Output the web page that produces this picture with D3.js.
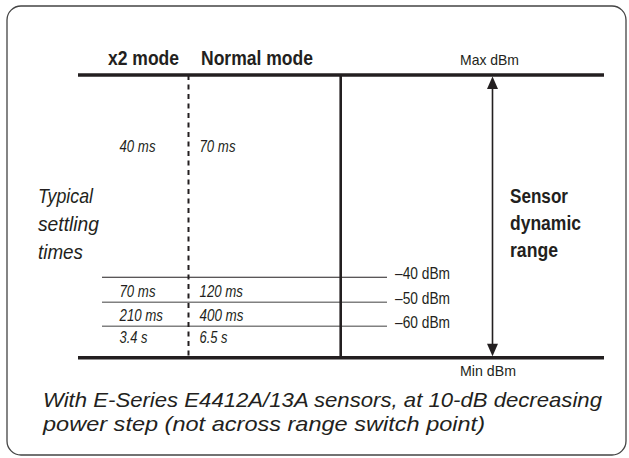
<!DOCTYPE html>
<html><head><meta charset="utf-8">
<script src="https://cdn.jsdelivr.net/npm/d3@7"></script>
<style>body{margin:0;background:#fff}</style></head>
<body><svg id="c" width="629" height="458"></svg>
<script>
// ---- data ----
const modes = ["x2 mode", "Normal mode"];
const levelsDbm = [-40, -50, -60];
const levelLabels = ["–40 dBm", "–50 dBm", "–60 dBm"];
const rangeDbm = [20, -70];
const rangeLabels = ["Max dBm", "Min dBm"];
const x2Times = ["40 ms", "70 ms", "210 ms", "3.4 s"];
const normalTimes = ["70 ms", "120 ms", "400 ms", "6.5 s"];
const rowAnchorDbm = [-2.8, -47.8, -57.7, -65.3];
const sideTitle = ["Typical", "settling", "times"];
const rangeTitle = ["Sensor", "dynamic", "range"];
const caption = ["With E-Series E4412A/13A sensors, at 10-dB decreasing",
                 "power step (not across range switch point)"];

// ---- layout ----
const ink = "#231f20";
const svg = d3.select("#c");
const font = "'Liberation Sans Narrow','Liberation Sans',Arial,sans-serif";

const y = d3.scaleLinear()
  .domain([rangeDbm[0], levelsDbm[0], levelsDbm[1], levelsDbm[2], rangeDbm[1]])
  .range([75, 277.3, 302.3, 326.2, 357.7]);

const colX = d3.scaleOrdinal().domain(modes).range([119.5, 199.5]);
const headX = d3.scaleOrdinal().domain(modes).range([108, 201]);
const headW = d3.scaleOrdinal().domain(modes).range([71, 112]);

function fit(sel, w) { return sel.attr("textLength", w).attr("lengthAdjust", "spacingAndGlyphs"); }

// frame
svg.append("rect").attr("x", 7).attr("y", 6).attr("width", 619).attr("height", 449)
  .attr("rx", 14).attr("fill", "none").attr("stroke", "#444").attr("stroke-width", 1.3);

// thin level lines
svg.selectAll(".lvl").data(levelsDbm).join("line")
  .attr("x1", 102).attr("x2", 387)
  .attr("y1", d => y(d)).attr("y2", d => y(d))
  .attr("stroke", (d, i) => i === 0 ? ink : "#808080")
  .attr("stroke-width", (d, i) => i === 0 ? 1.1 : 1.4);

// dashed divider
svg.append("line").attr("x1", 188.5).attr("x2", 188.5)
  .attr("y1", y(rangeDbm[0])).attr("y2", y(rangeDbm[1]))
  .attr("stroke", ink).attr("stroke-width", 2).attr("stroke-dasharray", "5,4.5");

// solid vertical
svg.append("line").attr("x1", 340.7).attr("x2", 340.7)
  .attr("y1", y(rangeDbm[0])).attr("y2", y(rangeDbm[1]))
  .attr("stroke", ink).attr("stroke-width", 2.6);

// thick max/min lines
svg.selectAll(".rng").data(rangeDbm).join("line")
  .attr("x1", 78).attr("x2", 604)
  .attr("y1", d => y(d)).attr("y2", d => y(d))
  .attr("stroke", ink).attr("stroke-width", 3.6);

// double arrow
const ax = 492.5;
svg.append("line").attr("x1", ax).attr("x2", ax)
  .attr("y1", y(rangeDbm[0]) + 10).attr("y2", y(rangeDbm[1]) - 10)
  .attr("stroke", ink).attr("stroke-width", 1.6);
const t0 = y(rangeDbm[0]) + 1.5, t1 = y(rangeDbm[1]) - 1.5;
svg.append("path").attr("d", `M${ax},${t0} L${ax-5.5},${t0+12.5} L${ax+5.5},${t0+12.5} Z`).attr("fill", ink);
svg.append("path").attr("d", `M${ax},${t1} L${ax-5.5},${t1-12.5} L${ax+5.5},${t1-12.5} Z`).attr("fill", ink);

// headers
svg.selectAll(".head").data(modes).join("text")
  .attr("x", d => headX(d)).attr("y", 65)
  .attr("font-family", font).attr("font-weight", "bold").attr("font-size", 20)
  .attr("fill", ink).text(d => d)
  .each(function (d) { fit(d3.select(this), headW(d)); });

// max/min labels
const rangeLabelW = [59, 56];
svg.selectAll(".rl").data(rangeLabels).join("text")
  .attr("x", 460).attr("y", (d, i) => i === 0 ? 65 : 375.5)
  .attr("font-family", font).attr("font-size", 15).attr("fill", ink)
  .text(d => d)
  .each(function (d, i) { fit(d3.select(this), rangeLabelW[i]); });

// level labels
svg.selectAll(".ll").data(levelLabels).join("text")
  .attr("x", 395).attr("y", (d, i) => y(levelsDbm[i]) + 1.5)
  .attr("font-family", font).attr("font-size", 16).attr("fill", ink)
  .text(d => d)
  .each(function () { fit(d3.select(this), 55); });

// times
const timeW = {"40 ms": 36, "70 ms": 36, "120 ms": 43.5, "210 ms": 43.5, "400 ms": 44, "3.4 s": 28, "6.5 s": 28};
[[modes[0], x2Times], [modes[1], normalTimes]].forEach(([m, arr]) => {
  svg.selectAll(null).data(arr).join("text")
    .attr("x", colX(m)).attr("y", (d, i) => y(rowAnchorDbm[i]))
    .attr("font-family", font).attr("font-style", "italic").attr("font-size", 16)
    .attr("fill", ink).text(d => d)
    .each(function (d) { fit(d3.select(this), timeW[d]); });
});

// side title
const sideW = [55, 61, 45];
svg.selectAll(".st").data(sideTitle).join("text")
  .attr("x", 38).attr("y", (d, i) => 202.7 + i * 28)
  .attr("font-family", font).attr("font-style", "italic").attr("font-size", 21)
  .attr("fill", ink).text(d => d)
  .each(function (d, i) { fit(d3.select(this), sideW[i]); });

// range title
const rangeW = [58, 71, 48];
svg.selectAll(".rt").data(rangeTitle).join("text")
  .attr("x", 510).attr("y", (d, i) => 203.3 + i * 27)
  .attr("font-family", font).attr("font-weight", "bold").attr("font-size", 20)
  .attr("fill", ink).text(d => d)
  .each(function (d, i) { fit(d3.select(this), rangeW[i]); });

// caption
const capW = [559, 442];
svg.selectAll(".cap").data(caption).join("text")
  .attr("x", 43).attr("y", (d, i) => 406.7 + i * 24)
  .attr("font-family", font).attr("font-style", "italic").attr("font-size", 21)
  .attr("fill", ink).text(d => d)
  .each(function (d, i) { fit(d3.select(this), capW[i]); });
</script></body></html>
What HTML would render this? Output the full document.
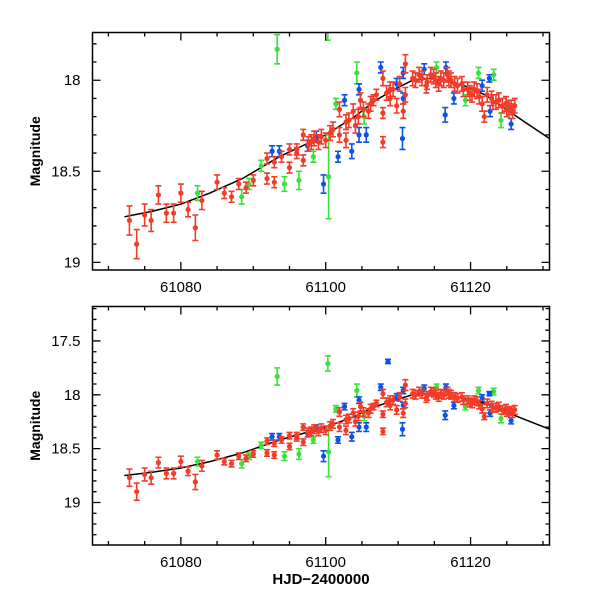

·····

## THE REQUEST
Except for the pictures, give all the material above again verbatim.

## FINAL RESULT
Output the web page that produces this picture with D3.js.
<!DOCTYPE html>
<html><head><meta charset="utf-8">
<script src="https://cdn.jsdelivr.net/npm/d3@7"></script>
<style>body{margin:0;background:#fff}</style></head>
<body><svg id="c" width="629" height="458"></svg>
<script>
// ---- data ----
const modes = ["x2 mode", "Normal mode"];
const levelsDbm = [-40, -50, -60];
const levelLabels = ["–40 dBm", "–50 dBm", "–60 dBm"];
const rangeDbm = [20, -70];
const rangeLabels = ["Max dBm", "Min dBm"];
const x2Times = ["40 ms", "70 ms", "210 ms", "3.4 s"];
const normalTimes = ["70 ms", "120 ms", "400 ms", "6.5 s"];
const rowAnchorDbm = [-2.8, -47.8, -57.7, -65.3];
const sideTitle = ["Typical", "settling", "times"];
const rangeTitle = ["Sensor", "dynamic", "range"];
const caption = ["With E-Series E4412A/13A sensors, at 10-dB decreasing",
                 "power step (not across range switch point)"];

// ---- layout ----
const ink = "#231f20";
const svg = d3.select("#c");
const font = "'Liberation Sans Narrow','Liberation Sans',Arial,sans-serif";

const y = d3.scaleLinear()
  .domain([rangeDbm[0], levelsDbm[0], levelsDbm[1], levelsDbm[2], rangeDbm[1]])
  .range([75, 277.3, 302.3, 326.2, 357.7]);

const colX = d3.scaleOrdinal().domain(modes).range([119.5, 199.5]);
const headX = d3.scaleOrdinal().domain(modes).range([108, 201]);
const headW = d3.scaleOrdinal().domain(modes).range([71, 112]);

function fit(sel, w) { return sel.attr("textLength", w).attr("lengthAdjust", "spacingAndGlyphs"); }

// frame
svg.append("rect").attr("x", 7).attr("y", 6).attr("width", 619).attr("height", 449)
  .attr("rx", 14).attr("fill", "none").attr("stroke", "#444").attr("stroke-width", 1.3);

// thin level lines
svg.selectAll(".lvl").data(levelsDbm).join("line")
  .attr("x1", 102).attr("x2", 387)
  .attr("y1", d => y(d)).attr("y2", d => y(d))
  .attr("stroke", (d, i) => i === 0 ? ink : "#808080")
  .attr("stroke-width", (d, i) => i === 0 ? 1.1 : 1.4);

// dashed divider
svg.append("line").attr("x1", 188.5).attr("x2", 188.5)
  .attr("y1", y(rangeDbm[0])).attr("y2", y(rangeDbm[1]))
  .attr("stroke", ink).attr("stroke-width", 2).attr("stroke-dasharray", "5,4.5");

// solid vertical
svg.append("line").attr("x1", 340.7).attr("x2", 340.7)
  .attr("y1", y(rangeDbm[0])).attr("y2", y(rangeDbm[1]))
  .attr("stroke", ink).attr("stroke-width", 2.6);

// thick max/min lines
svg.selectAll(".rng").data(rangeDbm).join("line")
  .attr("x1", 78).attr("x2", 604)
  .attr("y1", d => y(d)).attr("y2", d => y(d))
  .attr("stroke", ink).attr("stroke-width", 3.6);

// double arrow
const ax = 492.5;
svg.append("line").attr("x1", ax).attr("x2", ax)
  .attr("y1", y(rangeDbm[0]) + 10).attr("y2", y(rangeDbm[1]) - 10)
  .attr("stroke", ink).attr("stroke-width", 1.6);
const t0 = y(rangeDbm[0]) + 1.5, t1 = y(rangeDbm[1]) - 1.5;
svg.append("path").attr("d", `M${ax},${t0} L${ax-5.5},${t0+12.5} L${ax+5.5},${t0+12.5} Z`).attr("fill", ink);
svg.append("path").attr("d", `M${ax},${t1} L${ax-5.5},${t1-12.5} L${ax+5.5},${t1-12.5} Z`).attr("fill", ink);

// headers
svg.selectAll(".head").data(modes).join("text")
  .attr("x", d => headX(d)).attr("y", 65)
  .attr("font-family", font).attr("font-weight", "bold").attr("font-size", 20)
  .attr("fill", ink).text(d => d)
  .each(function (d) { fit(d3.select(this), headW(d)); });

// max/min labels
const rangeLabelW = [59, 56];
svg.selectAll(".rl").data(rangeLabels).join("text")
  .attr("x", 460).attr("y", (d, i) => i === 0 ? 65 : 375.5)
  .attr("font-family", font).attr("font-size", 15).attr("fill", ink)
  .text(d => d)
  .each(function (d, i) { fit(d3.select(this), rangeLabelW[i]); });

// level labels
svg.selectAll(".ll").data(levelLabels).join("text")
  .attr("x", 395).attr("y", (d, i) => y(levelsDbm[i]) + 1.5)
  .attr("font-family", font).attr("font-size", 16).attr("fill", ink)
  .text(d => d)
  .each(function () { fit(d3.select(this), 55); });

// times
const timeW = {"40 ms": 36, "70 ms": 36, "120 ms": 43.5, "210 ms": 43.5, "400 ms": 44, "3.4 s": 28, "6.5 s": 28};
[[modes[0], x2Times], [modes[1], normalTimes]].forEach(([m, arr]) => {
  svg.selectAll(null).data(arr).join("text")
    .attr("x", colX(m)).attr("y", (d, i) => y(rowAnchorDbm[i]))
    .attr("font-family", font).attr("font-style", "italic").attr("font-size", 16)
    .attr("fill", ink).text(d => d)
    .each(function (d) { fit(d3.select(this), timeW[d]); });
});

// side title
const sideW = [55, 61, 45];
svg.selectAll(".st").data(sideTitle).join("text")
  .attr("x", 38).attr("y", (d, i) => 202.7 + i * 28)
  .attr("font-family", font).attr("font-style", "italic").attr("font-size", 21)
  .attr("fill", ink).text(d => d)
  .each(function (d, i) { fit(d3.select(this), sideW[i]); });

// range title
const rangeW = [58, 71, 48];
svg.selectAll(".rt").data(rangeTitle).join("text")
  .attr("x", 510).attr("y", (d, i) => 203.3 + i * 27)
  .attr("font-family", font).attr("font-weight", "bold").attr("font-size", 20)
  .attr("fill", ink).text(d => d)
  .each(function (d, i) { fit(d3.select(this), rangeW[i]); });

// caption
const capW = [559, 442];
svg.selectAll(".cap").data(caption).join("text")
  .attr("x", 43).attr("y", (d, i) => 406.7 + i * 24)
  .attr("font-family", font).attr("font-style", "italic").attr("font-size", 21)
  .attr("fill", ink).text(d => d)
  .each(function (d, i) { fit(d3.select(this), capW[i]); });
</script></body></html>
What HTML would render this? Output the full document.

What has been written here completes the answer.